═══ Source excerpt ═══

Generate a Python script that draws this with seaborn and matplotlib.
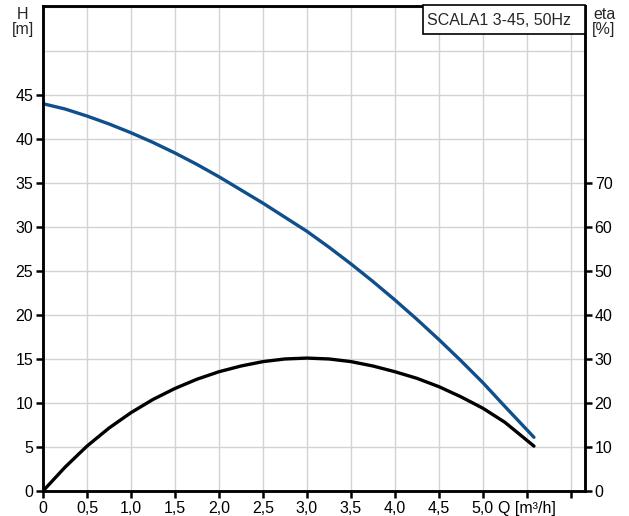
import matplotlib.pyplot as plt
import numpy as np
import pandas as pd
import seaborn as sns
from matplotlib.patches import Rectangle

sns.set_style("ticks")
plt.rcParams['font.family'] = ['Liberation Sans', 'DejaVu Sans']

# Pump curve data
q_values = [0.0, 0.25, 0.5, 0.75, 1.0, 1.25, 1.5, 1.75, 2.0, 2.25, 2.5, 2.75, 3.0,
            3.25, 3.5, 3.75, 4.0, 4.25, 4.5, 4.75, 5.0, 5.25, 5.58]
h_values = [44.0, 43.4, 42.6, 41.7, 40.7, 39.6, 38.4, 37.1, 35.7, 34.2, 32.7, 31.1, 29.5,
            27.7, 25.8, 23.8, 21.7, 19.5, 17.2, 14.8, 12.3, 9.6, 6.1]
eta_values = [0.0, 5.4, 10.2, 14.3, 17.8, 20.8, 23.3, 25.4, 27.1, 28.4, 29.4, 30.0, 30.2,
              30.0, 29.4, 28.4, 27.1, 25.6, 23.7, 21.4, 18.8, 15.6, 10.2]

x_ticks = [0, 0.5, 1.0, 1.5, 2.0, 2.5, 3.0, 3.5, 4.0, 4.5, 5.0, 5.5, 6.0]
x_labels = ['0', '0,5', '1,0', '1,5', '2,0', '2,5', '3,0', '3,5', '4,0', '4,5', '5,0', 'Q [m³/h]', '']
h_ticks = [0, 5, 10, 15, 20, 25, 30, 35, 40, 45]
eta_ticks = [0, 10, 20, 30, 40, 50, 60, 70]
title_text = "SCALA1 3-45, 50Hz"

df = pd.DataFrame({'Q': q_values, 'H': h_values, 'eta': eta_values})

fig = plt.figure(figsize=(6.29, 5.16), dpi=100)
ax = fig.add_axes([43 / 629, 25 / 516, 542 / 629, 485 / 516])
ax2 = ax.twinx()

ax.set_xlim(0, 6.16)
ax.set_ylim(0, 55.1)
ax.grid(True, color='#d3d3d3', lw=1.0)
ax.set_axisbelow(True)

sns.lineplot(x='Q', y='H', data=df, ax=ax, color='#0f4f8c', lw=2.4)
sns.lineplot(x='Q', y='eta', data=df, ax=ax2, color='black', lw=2.4)

ax2.set_ylim(0, 110.2)
ax2.set_yticks(eta_ticks)
ax2.set_yticklabels([str(t) for t in eta_ticks])

ax.set_xticks(x_ticks)
ax.set_xticklabels(x_labels)
grid_y = list(range(0, 56, 5))
ax.set_yticks(grid_y)
ax.set_yticklabels([str(t) if t in h_ticks else '' for t in grid_y])
# no tick marks above 45
for tick, val in zip(ax.yaxis.get_major_ticks(), grid_y):
    if val > 45:
        tick.tick1line.set_visible(False)

ax.set_xlabel('')
ax.set_ylabel('')
ax2.set_ylabel('')

for a in (ax, ax2):
    a.tick_params(labelsize=11.5, width=1.8, length=5, colors='black', pad=2)
    for s in a.spines.values():
        s.set_linewidth(1.8)
        s.set_color('black')

fig.text(23 / 629, 1 - 22 / 516, "H\n[m]", ha='center', va='center', fontsize=11.5, linespacing=0.95)
fig.text(604 / 629, 1 - 22 / 516, "eta\n[%]", ha='center', va='center', fontsize=11.5, linespacing=0.95)

# title box in the top right corner
ax2.add_patch(Rectangle((0.701, 0.942), 0.299, 0.06, transform=ax.transAxes, fc='white',
                        ec='black', lw=1.2, zorder=5, clip_on=False))
ax2.text(0.709, 0.971, title_text, transform=ax.transAxes, ha='left', va='center',
         fontsize=11.5, zorder=6)

plt.savefig('out.png', dpi=100)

═══

- [The task]: The data above needs to be retyped exactly, with the images left out.

- [Response]:
Generate a Python script that draws this with seaborn and matplotlib.
import matplotlib.pyplot as plt
import numpy as np
import pandas as pd
import seaborn as sns
from matplotlib.patches import Rectangle

sns.set_style("ticks")
plt.rcParams['font.family'] = ['Liberation Sans', 'DejaVu Sans']

# Pump curve data
q_values = [0.0, 0.25, 0.5, 0.75, 1.0, 1.25, 1.5, 1.75, 2.0, 2.25, 2.5, 2.75, 3.0,
            3.25, 3.5, 3.75, 4.0, 4.25, 4.5, 4.75, 5.0, 5.25, 5.58]
h_values = [44.0, 43.4, 42.6, 41.7, 40.7, 39.6, 38.4, 37.1, 35.7, 34.2, 32.7, 31.1, 29.5,
            27.7, 25.8, 23.8, 21.7, 19.5, 17.2, 14.8, 12.3, 9.6, 6.1]
eta_values = [0.0, 5.4, 10.2, 14.3, 17.8, 20.8, 23.3, 25.4, 27.1, 28.4, 29.4, 30.0, 30.2,
              30.0, 29.4, 28.4, 27.1, 25.6, 23.7, 21.4, 18.8, 15.6, 10.2]

x_ticks = [0, 0.5, 1.0, 1.5, 2.0, 2.5, 3.0, 3.5, 4.0, 4.5, 5.0, 5.5, 6.0]
x_labels = ['0', '0,5', '1,0', '1,5', '2,0', '2,5', '3,0', '3,5', '4,0', '4,5', '5,0', 'Q [m³/h]', '']
h_ticks = [0, 5, 10, 15, 20, 25, 30, 35, 40, 45]
eta_ticks = [0, 10, 20, 30, 40, 50, 60, 70]
title_text = "SCALA1 3-45, 50Hz"

df = pd.DataFrame({'Q': q_values, 'H': h_values, 'eta': eta_values})

fig = plt.figure(figsize=(6.29, 5.16), dpi=100)
ax = fig.add_axes([43 / 629, 25 / 516, 542 / 629, 485 / 516])
ax2 = ax.twinx()

ax.set_xlim(0, 6.16)
ax.set_ylim(0, 55.1)
ax.grid(True, color='#d3d3d3', lw=1.0)
ax.set_axisbelow(True)

sns.lineplot(x='Q', y='H', data=df, ax=ax, color='#0f4f8c', lw=2.4)
sns.lineplot(x='Q', y='eta', data=df, ax=ax2, color='black', lw=2.4)

ax2.set_ylim(0, 110.2)
ax2.set_yticks(eta_ticks)
ax2.set_yticklabels([str(t) for t in eta_ticks])

ax.set_xticks(x_ticks)
ax.set_xticklabels(x_labels)
grid_y = list(range(0, 56, 5))
ax.set_yticks(grid_y)
ax.set_yticklabels([str(t) if t in h_ticks else '' for t in grid_y])
# no tick marks above 45
for tick, val in zip(ax.yaxis.get_major_ticks(), grid_y):
    if val > 45:
        tick.tick1line.set_visible(False)

ax.set_xlabel('')
ax.set_ylabel('')
ax2.set_ylabel('')

for a in (ax, ax2):
    a.tick_params(labelsize=11.5, width=1.8, length=5, colors='black', pad=2)
    for s in a.spines.values():
        s.set_linewidth(1.8)
        s.set_color('black')

fig.text(23 / 629, 1 - 22 / 516, "H\n[m]", ha='center', va='center', fontsize=11.5, linespacing=0.95)
fig.text(604 / 629, 1 - 22 / 516, "eta\n[%]", ha='center', va='center', fontsize=11.5, linespacing=0.95)

# title box in the top right corner
ax2.add_patch(Rectangle((0.701, 0.942), 0.299, 0.06, transform=ax.transAxes, fc='white',
                        ec='black', lw=1.2, zorder=5, clip_on=False))
ax2.text(0.709, 0.971, title_text, transform=ax.transAxes, ha='left', va='center',
         fontsize=11.5, zorder=6)

plt.savefig('out.png', dpi=100)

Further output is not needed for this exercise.